• **MATERIAL FOR THE TASK**:
========================

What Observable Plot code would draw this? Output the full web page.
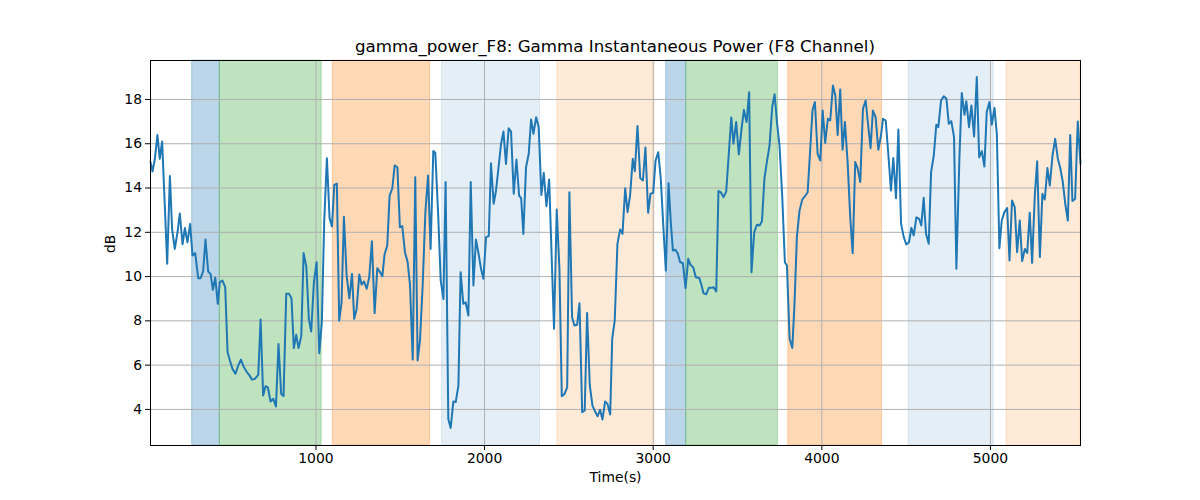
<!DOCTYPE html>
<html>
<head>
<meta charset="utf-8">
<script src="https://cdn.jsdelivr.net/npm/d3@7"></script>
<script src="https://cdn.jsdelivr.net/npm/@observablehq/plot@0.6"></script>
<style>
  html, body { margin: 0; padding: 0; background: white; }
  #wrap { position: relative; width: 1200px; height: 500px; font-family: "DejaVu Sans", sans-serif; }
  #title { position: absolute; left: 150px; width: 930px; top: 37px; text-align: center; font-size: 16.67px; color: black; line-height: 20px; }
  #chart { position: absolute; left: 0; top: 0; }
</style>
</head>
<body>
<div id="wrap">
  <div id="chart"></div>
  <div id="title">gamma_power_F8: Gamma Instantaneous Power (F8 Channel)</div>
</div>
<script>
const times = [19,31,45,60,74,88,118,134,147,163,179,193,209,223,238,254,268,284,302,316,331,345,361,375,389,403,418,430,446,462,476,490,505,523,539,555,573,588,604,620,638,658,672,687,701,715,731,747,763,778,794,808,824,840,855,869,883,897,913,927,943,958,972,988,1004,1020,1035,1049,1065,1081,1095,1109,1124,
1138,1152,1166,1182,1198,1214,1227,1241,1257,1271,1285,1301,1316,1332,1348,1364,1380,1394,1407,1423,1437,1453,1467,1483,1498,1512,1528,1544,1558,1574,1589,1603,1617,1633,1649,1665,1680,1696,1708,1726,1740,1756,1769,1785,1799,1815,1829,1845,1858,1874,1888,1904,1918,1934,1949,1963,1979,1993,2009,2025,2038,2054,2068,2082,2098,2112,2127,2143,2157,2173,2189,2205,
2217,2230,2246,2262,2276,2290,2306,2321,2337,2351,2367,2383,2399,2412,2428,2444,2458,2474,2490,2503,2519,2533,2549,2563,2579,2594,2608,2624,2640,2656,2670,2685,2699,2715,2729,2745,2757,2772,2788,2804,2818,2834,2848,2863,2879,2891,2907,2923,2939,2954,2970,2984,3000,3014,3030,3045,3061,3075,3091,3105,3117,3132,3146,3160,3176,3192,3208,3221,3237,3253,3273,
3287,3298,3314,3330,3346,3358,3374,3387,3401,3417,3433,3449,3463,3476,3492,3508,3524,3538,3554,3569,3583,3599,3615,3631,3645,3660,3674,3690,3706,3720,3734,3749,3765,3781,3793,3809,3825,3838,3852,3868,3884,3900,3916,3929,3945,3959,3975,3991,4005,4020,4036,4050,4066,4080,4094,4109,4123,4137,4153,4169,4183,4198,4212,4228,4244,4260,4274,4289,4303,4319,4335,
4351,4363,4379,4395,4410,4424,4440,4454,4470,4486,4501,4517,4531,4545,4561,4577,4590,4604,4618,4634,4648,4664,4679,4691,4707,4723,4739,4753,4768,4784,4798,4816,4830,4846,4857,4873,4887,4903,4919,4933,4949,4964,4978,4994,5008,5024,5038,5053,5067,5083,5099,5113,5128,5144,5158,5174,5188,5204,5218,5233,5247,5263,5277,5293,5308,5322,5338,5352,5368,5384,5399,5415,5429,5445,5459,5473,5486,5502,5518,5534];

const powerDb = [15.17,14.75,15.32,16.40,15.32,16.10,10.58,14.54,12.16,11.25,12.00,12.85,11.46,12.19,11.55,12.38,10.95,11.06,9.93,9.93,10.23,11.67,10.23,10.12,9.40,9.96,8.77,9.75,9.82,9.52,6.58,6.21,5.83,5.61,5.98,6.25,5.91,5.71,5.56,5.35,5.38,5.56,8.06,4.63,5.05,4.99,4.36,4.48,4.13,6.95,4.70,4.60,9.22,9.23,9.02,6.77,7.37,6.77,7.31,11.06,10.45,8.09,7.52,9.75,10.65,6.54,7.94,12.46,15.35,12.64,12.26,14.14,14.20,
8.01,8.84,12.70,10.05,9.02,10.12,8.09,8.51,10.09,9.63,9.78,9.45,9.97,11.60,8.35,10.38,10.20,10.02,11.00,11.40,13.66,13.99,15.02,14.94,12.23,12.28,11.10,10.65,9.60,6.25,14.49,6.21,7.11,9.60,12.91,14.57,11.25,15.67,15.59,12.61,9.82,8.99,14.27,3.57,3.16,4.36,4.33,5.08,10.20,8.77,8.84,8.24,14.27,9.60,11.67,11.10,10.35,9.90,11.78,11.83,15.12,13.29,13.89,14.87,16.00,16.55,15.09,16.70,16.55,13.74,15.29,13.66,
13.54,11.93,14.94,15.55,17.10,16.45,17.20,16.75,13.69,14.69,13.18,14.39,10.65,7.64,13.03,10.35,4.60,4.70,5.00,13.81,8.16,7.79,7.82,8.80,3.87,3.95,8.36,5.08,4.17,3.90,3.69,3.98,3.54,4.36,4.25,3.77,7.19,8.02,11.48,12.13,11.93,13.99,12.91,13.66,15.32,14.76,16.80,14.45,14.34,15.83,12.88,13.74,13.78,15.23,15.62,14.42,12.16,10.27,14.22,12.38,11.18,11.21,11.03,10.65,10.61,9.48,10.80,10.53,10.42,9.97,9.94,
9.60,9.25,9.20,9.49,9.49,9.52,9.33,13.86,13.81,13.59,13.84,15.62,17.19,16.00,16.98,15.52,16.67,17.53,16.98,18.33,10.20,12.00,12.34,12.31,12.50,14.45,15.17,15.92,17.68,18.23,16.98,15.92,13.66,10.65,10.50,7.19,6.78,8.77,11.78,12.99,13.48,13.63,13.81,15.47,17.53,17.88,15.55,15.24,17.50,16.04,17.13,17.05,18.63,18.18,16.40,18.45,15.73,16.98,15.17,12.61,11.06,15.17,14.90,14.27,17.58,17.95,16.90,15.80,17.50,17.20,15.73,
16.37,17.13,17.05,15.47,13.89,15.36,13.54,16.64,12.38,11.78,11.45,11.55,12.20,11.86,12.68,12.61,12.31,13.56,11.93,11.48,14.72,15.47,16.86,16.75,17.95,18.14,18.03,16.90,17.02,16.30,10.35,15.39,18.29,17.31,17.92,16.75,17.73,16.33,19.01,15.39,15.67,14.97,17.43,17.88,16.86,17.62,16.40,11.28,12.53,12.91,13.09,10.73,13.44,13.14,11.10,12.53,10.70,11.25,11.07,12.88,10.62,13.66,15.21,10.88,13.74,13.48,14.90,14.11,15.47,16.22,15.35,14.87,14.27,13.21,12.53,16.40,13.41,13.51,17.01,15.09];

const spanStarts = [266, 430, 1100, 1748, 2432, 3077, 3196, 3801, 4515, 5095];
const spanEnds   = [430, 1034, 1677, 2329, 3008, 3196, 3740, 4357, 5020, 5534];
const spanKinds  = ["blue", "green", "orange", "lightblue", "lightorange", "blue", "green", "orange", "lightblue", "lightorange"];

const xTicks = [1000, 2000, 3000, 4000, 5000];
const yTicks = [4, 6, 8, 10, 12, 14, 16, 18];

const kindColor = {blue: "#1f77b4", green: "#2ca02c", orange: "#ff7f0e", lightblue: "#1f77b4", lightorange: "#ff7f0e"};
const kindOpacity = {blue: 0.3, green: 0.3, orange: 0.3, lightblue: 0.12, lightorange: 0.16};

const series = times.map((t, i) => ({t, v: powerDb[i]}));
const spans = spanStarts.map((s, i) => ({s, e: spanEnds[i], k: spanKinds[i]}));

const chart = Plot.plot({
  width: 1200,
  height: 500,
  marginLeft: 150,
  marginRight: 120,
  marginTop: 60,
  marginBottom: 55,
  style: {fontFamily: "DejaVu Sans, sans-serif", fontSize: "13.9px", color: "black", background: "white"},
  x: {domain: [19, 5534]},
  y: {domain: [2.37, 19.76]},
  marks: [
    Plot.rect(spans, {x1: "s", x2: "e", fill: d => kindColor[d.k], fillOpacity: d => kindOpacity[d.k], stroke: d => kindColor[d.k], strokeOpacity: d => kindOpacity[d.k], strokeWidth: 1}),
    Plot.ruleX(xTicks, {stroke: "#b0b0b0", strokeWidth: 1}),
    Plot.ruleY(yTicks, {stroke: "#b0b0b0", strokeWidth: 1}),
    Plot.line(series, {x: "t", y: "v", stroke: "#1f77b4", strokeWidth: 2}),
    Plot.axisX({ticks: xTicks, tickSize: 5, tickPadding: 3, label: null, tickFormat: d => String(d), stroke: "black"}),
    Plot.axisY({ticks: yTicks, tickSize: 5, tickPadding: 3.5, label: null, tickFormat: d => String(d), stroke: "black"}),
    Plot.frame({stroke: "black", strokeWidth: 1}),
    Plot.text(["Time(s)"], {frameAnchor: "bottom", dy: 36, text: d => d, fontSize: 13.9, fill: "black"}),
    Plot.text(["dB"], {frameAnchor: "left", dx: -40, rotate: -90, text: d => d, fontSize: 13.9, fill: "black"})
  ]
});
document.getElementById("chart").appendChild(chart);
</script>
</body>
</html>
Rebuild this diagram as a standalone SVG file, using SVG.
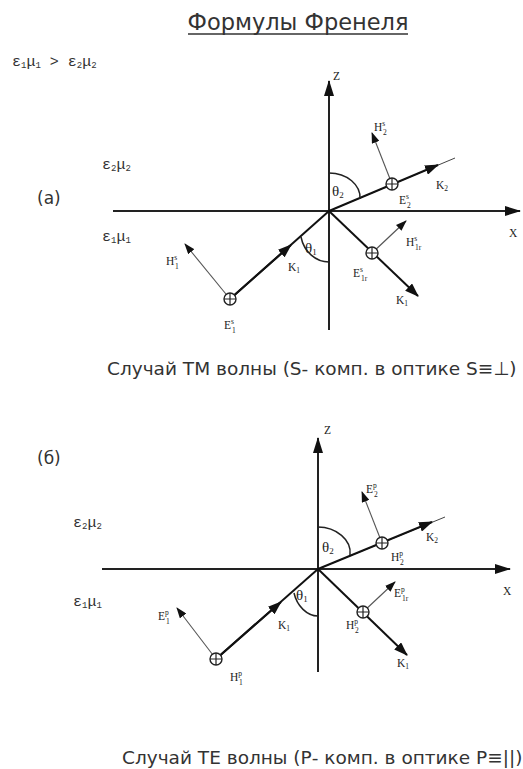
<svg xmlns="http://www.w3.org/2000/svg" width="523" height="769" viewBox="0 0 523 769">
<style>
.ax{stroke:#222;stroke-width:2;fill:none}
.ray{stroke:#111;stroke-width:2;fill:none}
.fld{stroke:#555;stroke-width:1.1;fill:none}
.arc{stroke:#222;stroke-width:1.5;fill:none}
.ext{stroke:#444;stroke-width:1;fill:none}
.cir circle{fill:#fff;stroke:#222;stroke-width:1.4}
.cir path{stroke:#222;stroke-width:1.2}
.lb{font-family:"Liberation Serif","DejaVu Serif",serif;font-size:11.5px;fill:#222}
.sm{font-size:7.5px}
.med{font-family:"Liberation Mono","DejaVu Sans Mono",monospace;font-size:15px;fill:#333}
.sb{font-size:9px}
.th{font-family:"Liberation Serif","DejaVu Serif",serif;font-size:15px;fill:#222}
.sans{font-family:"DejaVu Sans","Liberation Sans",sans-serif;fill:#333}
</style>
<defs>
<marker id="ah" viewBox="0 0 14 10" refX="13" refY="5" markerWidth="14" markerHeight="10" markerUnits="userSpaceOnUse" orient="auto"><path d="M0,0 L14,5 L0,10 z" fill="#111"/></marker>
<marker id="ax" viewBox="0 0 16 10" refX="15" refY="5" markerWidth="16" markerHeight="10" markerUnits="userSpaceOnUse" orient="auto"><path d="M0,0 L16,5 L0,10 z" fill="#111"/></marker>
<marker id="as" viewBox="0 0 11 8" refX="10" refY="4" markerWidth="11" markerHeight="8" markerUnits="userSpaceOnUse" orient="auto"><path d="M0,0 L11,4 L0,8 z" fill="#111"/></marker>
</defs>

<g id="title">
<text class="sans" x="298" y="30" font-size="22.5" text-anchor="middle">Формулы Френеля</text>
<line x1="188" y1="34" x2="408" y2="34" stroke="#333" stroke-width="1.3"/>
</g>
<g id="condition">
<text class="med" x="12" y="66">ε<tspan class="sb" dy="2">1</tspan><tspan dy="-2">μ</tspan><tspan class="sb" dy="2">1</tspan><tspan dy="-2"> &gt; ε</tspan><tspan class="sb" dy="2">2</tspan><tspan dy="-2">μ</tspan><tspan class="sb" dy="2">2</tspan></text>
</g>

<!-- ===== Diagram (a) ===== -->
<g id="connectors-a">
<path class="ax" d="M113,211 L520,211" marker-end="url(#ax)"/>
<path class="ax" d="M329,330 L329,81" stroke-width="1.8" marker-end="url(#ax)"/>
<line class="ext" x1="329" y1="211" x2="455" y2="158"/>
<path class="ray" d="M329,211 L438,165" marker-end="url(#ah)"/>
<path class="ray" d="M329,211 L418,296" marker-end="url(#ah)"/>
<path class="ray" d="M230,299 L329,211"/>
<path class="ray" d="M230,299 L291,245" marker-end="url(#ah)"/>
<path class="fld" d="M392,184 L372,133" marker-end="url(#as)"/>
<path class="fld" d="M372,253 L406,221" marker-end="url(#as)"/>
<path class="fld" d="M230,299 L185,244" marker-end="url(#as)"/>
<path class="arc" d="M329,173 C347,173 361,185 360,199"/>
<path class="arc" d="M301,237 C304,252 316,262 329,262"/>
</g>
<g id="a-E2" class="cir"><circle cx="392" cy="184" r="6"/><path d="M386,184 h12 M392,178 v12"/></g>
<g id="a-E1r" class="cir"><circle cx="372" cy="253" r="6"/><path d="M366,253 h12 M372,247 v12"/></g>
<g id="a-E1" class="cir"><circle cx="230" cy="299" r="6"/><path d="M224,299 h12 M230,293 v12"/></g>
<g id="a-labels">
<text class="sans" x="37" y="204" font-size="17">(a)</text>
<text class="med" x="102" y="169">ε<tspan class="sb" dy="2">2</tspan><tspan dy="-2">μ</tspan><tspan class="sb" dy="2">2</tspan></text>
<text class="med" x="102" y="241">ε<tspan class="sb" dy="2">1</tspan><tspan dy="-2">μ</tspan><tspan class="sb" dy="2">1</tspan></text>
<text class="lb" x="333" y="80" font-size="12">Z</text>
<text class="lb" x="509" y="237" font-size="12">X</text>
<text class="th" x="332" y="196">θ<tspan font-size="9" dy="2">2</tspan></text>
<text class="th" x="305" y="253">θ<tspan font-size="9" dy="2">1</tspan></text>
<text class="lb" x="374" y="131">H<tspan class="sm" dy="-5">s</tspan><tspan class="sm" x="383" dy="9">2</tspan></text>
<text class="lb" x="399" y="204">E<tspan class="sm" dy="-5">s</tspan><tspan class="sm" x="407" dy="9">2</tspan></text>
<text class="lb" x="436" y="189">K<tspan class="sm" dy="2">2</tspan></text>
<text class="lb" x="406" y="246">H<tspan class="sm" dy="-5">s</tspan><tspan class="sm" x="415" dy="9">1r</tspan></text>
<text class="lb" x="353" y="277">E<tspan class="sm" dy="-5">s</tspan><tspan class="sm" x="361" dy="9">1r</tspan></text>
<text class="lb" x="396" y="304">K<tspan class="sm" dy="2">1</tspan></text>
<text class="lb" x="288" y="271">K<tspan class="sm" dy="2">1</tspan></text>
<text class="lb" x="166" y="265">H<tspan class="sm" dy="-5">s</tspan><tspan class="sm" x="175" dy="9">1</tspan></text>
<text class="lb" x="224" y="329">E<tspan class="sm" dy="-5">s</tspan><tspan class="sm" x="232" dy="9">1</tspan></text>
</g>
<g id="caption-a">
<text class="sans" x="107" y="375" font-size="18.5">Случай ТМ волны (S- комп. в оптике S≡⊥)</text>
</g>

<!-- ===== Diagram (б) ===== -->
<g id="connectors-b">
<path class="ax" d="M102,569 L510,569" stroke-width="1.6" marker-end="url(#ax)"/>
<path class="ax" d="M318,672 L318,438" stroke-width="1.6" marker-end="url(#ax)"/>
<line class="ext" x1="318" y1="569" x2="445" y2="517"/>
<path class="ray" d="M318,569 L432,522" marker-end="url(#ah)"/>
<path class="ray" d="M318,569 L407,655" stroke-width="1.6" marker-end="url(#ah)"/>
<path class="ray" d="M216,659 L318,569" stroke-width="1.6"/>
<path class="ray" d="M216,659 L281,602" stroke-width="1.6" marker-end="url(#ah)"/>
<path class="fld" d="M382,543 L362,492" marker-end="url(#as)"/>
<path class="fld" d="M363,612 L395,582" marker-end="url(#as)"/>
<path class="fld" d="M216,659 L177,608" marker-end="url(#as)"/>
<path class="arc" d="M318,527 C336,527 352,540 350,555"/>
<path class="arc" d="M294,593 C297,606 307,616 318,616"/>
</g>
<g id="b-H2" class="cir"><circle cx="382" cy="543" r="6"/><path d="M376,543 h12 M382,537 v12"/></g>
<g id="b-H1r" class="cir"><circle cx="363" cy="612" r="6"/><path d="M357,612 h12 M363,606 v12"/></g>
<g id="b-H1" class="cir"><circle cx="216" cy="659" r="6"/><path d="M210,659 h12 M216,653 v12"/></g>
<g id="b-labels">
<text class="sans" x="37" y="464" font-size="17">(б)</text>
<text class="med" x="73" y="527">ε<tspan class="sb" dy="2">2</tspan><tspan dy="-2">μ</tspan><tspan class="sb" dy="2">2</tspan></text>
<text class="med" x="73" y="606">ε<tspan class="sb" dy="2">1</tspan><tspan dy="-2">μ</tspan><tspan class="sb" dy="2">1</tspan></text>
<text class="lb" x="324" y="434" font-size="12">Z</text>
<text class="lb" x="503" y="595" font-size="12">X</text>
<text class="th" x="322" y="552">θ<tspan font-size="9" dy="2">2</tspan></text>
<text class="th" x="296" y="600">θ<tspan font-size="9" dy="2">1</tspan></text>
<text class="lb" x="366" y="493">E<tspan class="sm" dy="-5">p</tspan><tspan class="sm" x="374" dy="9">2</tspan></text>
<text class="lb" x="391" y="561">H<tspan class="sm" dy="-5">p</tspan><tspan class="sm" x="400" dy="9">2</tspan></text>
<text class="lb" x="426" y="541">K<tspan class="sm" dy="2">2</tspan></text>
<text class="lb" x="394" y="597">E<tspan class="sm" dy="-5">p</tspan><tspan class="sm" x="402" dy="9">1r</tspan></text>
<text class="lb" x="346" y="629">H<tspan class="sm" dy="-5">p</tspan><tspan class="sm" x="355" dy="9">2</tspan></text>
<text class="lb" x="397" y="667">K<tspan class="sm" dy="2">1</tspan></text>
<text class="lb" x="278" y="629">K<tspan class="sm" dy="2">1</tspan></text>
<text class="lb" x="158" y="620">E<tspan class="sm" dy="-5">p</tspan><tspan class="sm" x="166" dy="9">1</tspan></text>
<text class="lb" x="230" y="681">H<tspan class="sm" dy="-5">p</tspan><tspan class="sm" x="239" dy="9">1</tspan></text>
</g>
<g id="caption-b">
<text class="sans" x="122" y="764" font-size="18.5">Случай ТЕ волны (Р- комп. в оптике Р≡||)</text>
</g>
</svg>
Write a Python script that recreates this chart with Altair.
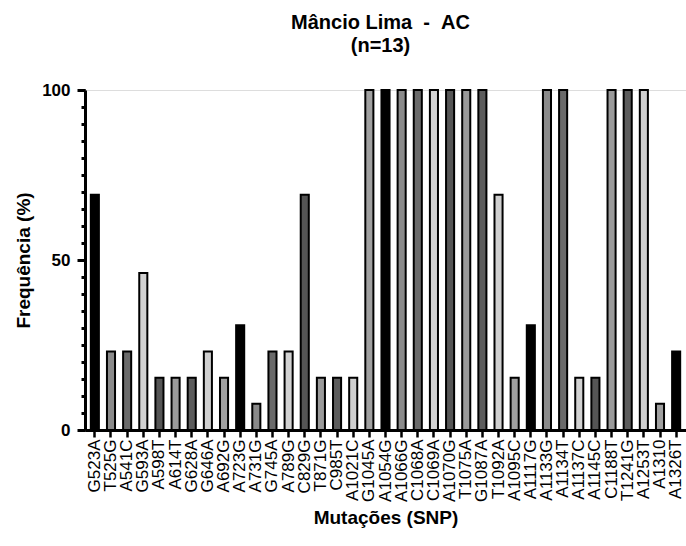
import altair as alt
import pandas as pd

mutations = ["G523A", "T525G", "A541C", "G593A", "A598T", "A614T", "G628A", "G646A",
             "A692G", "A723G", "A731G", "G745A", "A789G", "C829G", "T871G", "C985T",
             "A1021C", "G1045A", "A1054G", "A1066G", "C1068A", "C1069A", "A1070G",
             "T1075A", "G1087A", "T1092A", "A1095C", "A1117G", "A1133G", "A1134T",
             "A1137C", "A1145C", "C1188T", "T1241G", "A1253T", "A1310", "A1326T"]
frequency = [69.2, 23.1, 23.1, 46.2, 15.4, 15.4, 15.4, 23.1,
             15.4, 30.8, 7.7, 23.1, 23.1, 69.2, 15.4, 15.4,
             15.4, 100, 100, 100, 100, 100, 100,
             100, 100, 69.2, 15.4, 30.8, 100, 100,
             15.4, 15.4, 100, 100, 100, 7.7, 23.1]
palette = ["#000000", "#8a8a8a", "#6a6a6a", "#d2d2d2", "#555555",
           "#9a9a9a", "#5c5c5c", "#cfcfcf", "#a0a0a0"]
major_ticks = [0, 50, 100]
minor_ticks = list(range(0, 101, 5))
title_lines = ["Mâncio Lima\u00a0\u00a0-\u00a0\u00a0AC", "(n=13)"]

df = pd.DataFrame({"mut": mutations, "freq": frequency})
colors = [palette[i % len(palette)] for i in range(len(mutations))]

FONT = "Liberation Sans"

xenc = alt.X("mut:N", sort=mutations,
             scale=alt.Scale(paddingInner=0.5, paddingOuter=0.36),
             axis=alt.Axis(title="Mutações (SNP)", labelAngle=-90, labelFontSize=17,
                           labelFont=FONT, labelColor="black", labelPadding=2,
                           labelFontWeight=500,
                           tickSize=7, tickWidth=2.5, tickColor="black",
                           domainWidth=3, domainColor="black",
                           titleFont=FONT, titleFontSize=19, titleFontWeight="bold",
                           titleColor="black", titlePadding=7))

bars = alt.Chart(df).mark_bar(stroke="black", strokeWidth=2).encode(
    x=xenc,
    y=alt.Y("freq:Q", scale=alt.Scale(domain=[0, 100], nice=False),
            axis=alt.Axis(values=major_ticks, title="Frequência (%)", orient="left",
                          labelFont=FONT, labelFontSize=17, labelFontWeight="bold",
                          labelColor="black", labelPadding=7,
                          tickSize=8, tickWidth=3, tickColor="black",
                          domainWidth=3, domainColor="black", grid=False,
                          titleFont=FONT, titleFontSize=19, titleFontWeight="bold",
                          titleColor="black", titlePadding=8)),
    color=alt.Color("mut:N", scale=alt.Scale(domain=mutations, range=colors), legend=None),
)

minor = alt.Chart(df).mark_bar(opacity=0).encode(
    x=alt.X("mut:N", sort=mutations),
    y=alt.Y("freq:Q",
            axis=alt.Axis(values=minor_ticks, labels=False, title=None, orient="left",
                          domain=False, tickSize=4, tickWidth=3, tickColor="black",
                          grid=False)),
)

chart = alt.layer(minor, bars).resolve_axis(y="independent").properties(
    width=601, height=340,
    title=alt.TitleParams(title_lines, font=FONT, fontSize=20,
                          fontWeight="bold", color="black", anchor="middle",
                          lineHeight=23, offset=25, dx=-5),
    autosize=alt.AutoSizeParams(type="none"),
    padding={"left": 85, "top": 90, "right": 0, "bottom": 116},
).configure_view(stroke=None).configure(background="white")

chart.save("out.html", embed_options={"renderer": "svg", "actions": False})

========================

• **REQUIRED WORK**: Pull out and copy each line containing the string "this".

• **SOLUTION TO THE PROBLEM**:
What Observable Plot code would draw this? Output the full web page.
Rebuild this diagram as a standalone SVG file, using SVG.
Write a Python script that recreates this chart with Altair.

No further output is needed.